Center for Public Mental Health (CPMH) Universitas Gadjah Mada (UGM) menggelar pertunjukan seni bertajuk A Visual Symphony for Mental Health di Concert Hall Taman Budaya Yogyakarta, Kamis (15/2). Bekerja sama dengan jaringan Arts for Mental Health Advocacy (AMHA), pertunjukan ini merupakan upaya CPMH dalam mengadvokasi kesehatan mental melalui seni. AMHA sendiri merupakan kolaborasi penelitian antara Universitas Gadjah Mada, Universitas Warwick, Universitas Essex, Universitas Ghana, dan Universitas Middlesex London.
Berjumlah 500 undangan, pertunjukan ini dihadiri oleh perwakilan Dewan Perwakilan Rakyat Daerah (DPRD) Provinsi Daerah Istimewa Yogyakarta (DIY), dosen, praktisi, seniman, mahasiswa, pelajar, dan masyarakat umum. Tokoh-tokoh kesehatan mental dari Ghana dan United Kingdom turut juga hadir disini, Prof. Erminia Colucci, Dr. Ursula Read, Dr. Lily Kpobi, Dr. Sarah Dorgbadzi, Esenam Drah, James Leadbitter, dan Zelda Solomon.
“Berawal dari CPMH kita mengenal AMHA, sebuah jejaring yang ingin menjadikan seni sebagai media untuk mempromosikan kesehatan mental. Kesehatan mental adalah salah satu isu yang menjadi prioritas di Fakultas Psikologi UGM, oleh karenanya kami berharap kolaborasi ini akan terus berjalan sehingga dapat semakin berkembang dan berguna bagi masyarakat,” ucap Wakil Dekan Bidang Penelitian, Pengabdian Kepada Masyarakat, Dr. Wenty Marina Minza, M.A.
“Kita berada disini menunjukkan bahwa kesejahteraan lahir batin masyarakat Indonesia harus terus diperjuangkan. Kesehatan mental adalah hal yang tidak dapat terpisahkan dari kesehatan fisik, kita perlu intens memperhatikan sebagaimana kita memedulikan kesehatan fisik. Acara ini menjunjung tinggi motto CPMH, mental health is everyone business,” ujar direktur CPMH, Diana Setiyawati, M.HSc.Psy., Ph.D., Psikolog.

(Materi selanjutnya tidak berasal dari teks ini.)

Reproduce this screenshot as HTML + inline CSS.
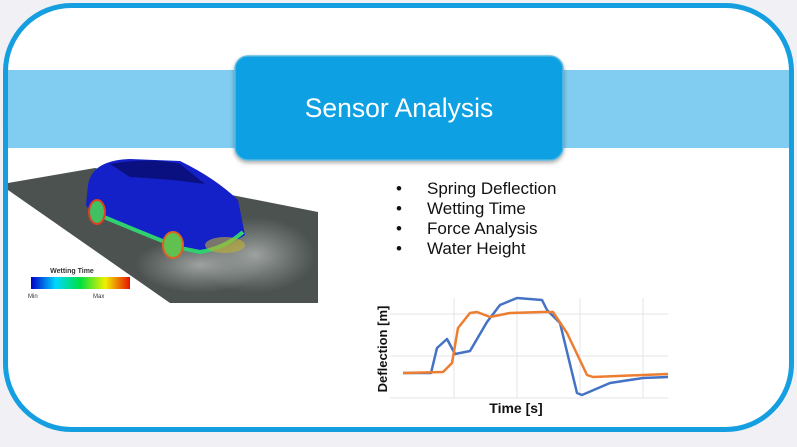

“Hari ini nanti kita akan mendengar berbagai kisah bagaimana masyarakat Ghana dan Indonesia masih mendiskriminasi individu dengan penyakit mental. Kami berharap jaringan AMHA akan menjangkau lebih dari Ghana dan Indonesia untuk membawa manusia ke arah perubahan dan menceritakan cerita baru tentang bagaimana mereka melawan stereotip dan diskriminasi terhadap penyakit mental di lingkungan sosial tempat mereka tinggal,” ucap dosen sekaligus peneliti Universitas Essex United Kingdom, Dr. Ursula Read.
“Selama menjalankan projek, kami mempelajari cara-cara untuk mengekspresikan diri melalui seni kreatif. Saya merasa takjub karena ada begitu banyak kesamaan antara Ghana dan Indonesia,” kata Dr. Lily Kpobi dalam sambutan.
Selanjutnya, sambutan dari seniman asal United Kingdom yang tergabung dalam AMHA, James Leadbitter, “Saya telah berjuang dengan kondisi mental saya selama 27 tahun, dan selama 15 tahun di antaranya saya sudah menekuni dunia seni tentang kesehatan mental. Saya suka membuat aktivitas terkait kesehatan mental, karena terkadang lingkungan sosial menilai kita berdasarkan bagaimana orang lain melihat kekurangan, sakit, dan disabilitas yang kita miliki”.
Pertunjukan soundscape yang diiringi oleh teater gerak menjadi pembuka pada sesi pentas seni. Dilanjutkan dengan dialog pengalaman penyintas gangguan jiwa yang dibacakan oleh Prof. Dra. Kwartarini Wahyu Yuniarti, M.Med.Sc., Ph.D., Psikolog dan Dr. Sarah Dogbadzi. Selanjutnya, penonton menikmati sajak puisi dari Kwadwo Kwarteg sekaligus vidio persembahan dari youtuber asal Ghana, Esenam. Tidak kalah menarik, pertunjukan monolog penuh emosi ditampilkan oleh tujuh penyintas gangguan jiwa. Pertunjukan diakhiri dengan menyanyi bersama lagu berjudul “Nada Jiwa” oleh anggota AMHA.
Kegiatan International Arts Performance: A Visual Symphony for Mental Health ditutup dengan pemutaran film “Harmoni: Healing Together”.